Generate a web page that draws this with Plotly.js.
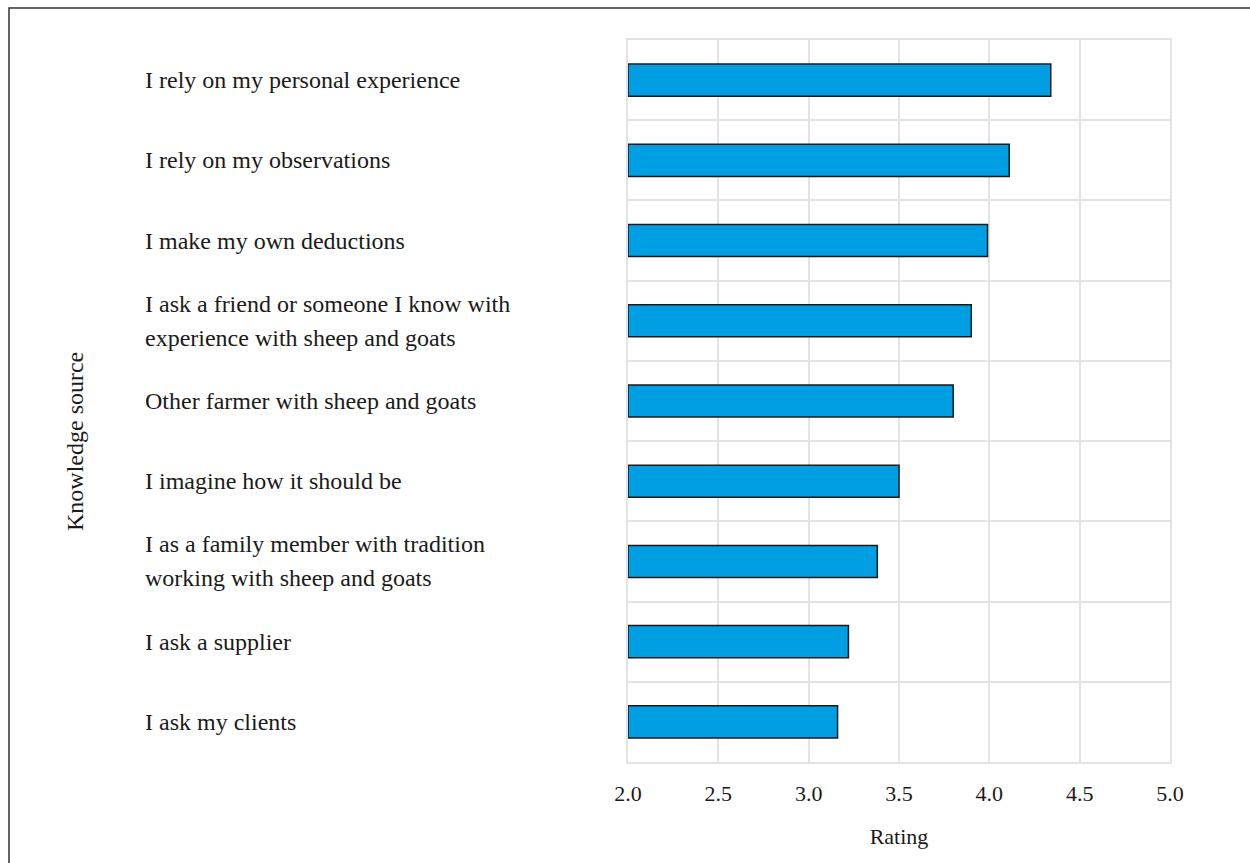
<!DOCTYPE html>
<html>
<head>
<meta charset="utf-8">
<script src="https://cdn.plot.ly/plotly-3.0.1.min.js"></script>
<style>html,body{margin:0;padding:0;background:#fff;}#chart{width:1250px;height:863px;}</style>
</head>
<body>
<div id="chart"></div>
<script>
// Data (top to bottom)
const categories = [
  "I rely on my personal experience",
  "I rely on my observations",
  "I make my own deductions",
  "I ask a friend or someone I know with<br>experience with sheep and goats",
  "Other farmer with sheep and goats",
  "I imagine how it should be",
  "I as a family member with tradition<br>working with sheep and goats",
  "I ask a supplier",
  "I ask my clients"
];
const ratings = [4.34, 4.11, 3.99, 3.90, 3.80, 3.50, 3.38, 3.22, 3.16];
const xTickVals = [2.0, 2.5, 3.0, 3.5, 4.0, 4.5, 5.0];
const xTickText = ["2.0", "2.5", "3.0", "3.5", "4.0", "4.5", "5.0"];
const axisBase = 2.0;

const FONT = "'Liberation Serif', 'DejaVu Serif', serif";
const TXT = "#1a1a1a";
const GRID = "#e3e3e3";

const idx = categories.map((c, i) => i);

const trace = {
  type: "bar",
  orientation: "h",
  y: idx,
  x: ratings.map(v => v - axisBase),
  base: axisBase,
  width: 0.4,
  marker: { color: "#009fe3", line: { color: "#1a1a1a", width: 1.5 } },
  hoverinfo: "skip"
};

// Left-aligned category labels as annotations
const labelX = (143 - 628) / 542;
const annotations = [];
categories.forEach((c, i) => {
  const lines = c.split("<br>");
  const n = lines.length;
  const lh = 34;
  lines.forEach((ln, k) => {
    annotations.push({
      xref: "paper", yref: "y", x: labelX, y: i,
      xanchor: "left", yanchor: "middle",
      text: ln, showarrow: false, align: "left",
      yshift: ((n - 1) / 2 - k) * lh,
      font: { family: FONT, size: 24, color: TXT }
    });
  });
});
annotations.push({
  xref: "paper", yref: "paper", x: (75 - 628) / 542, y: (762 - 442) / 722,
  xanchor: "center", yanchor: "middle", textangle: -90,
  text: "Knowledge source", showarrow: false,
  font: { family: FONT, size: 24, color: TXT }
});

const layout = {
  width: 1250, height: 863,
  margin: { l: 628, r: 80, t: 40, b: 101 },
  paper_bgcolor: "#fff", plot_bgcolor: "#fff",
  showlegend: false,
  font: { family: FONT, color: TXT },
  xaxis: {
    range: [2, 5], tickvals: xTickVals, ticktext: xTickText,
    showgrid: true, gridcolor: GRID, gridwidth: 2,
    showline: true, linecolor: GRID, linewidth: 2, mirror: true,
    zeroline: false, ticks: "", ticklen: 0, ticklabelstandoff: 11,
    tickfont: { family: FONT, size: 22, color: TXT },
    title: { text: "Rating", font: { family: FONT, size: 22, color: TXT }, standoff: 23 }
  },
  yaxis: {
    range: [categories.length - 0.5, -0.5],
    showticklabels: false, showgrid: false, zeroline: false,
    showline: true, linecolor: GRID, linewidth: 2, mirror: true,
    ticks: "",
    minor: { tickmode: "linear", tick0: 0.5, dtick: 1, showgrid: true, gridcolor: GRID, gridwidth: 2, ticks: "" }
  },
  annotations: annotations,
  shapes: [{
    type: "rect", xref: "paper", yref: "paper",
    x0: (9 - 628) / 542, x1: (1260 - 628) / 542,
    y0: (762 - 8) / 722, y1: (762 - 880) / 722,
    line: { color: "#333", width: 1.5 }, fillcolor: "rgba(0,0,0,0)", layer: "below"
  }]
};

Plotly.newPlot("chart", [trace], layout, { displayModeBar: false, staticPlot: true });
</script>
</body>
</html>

■ **WHAT YOU ARE ASKED TO DO**
Extract from the material all lines containing the string "with".

■ **TASK RESULT**
Generate a web page that draws this with Plotly.js.
  "I ask a friend or someone I know with<br>experience with sheep and goats",
  "Other farmer with sheep and goats",
  "I as a family member with tradition<br>working with sheep and goats",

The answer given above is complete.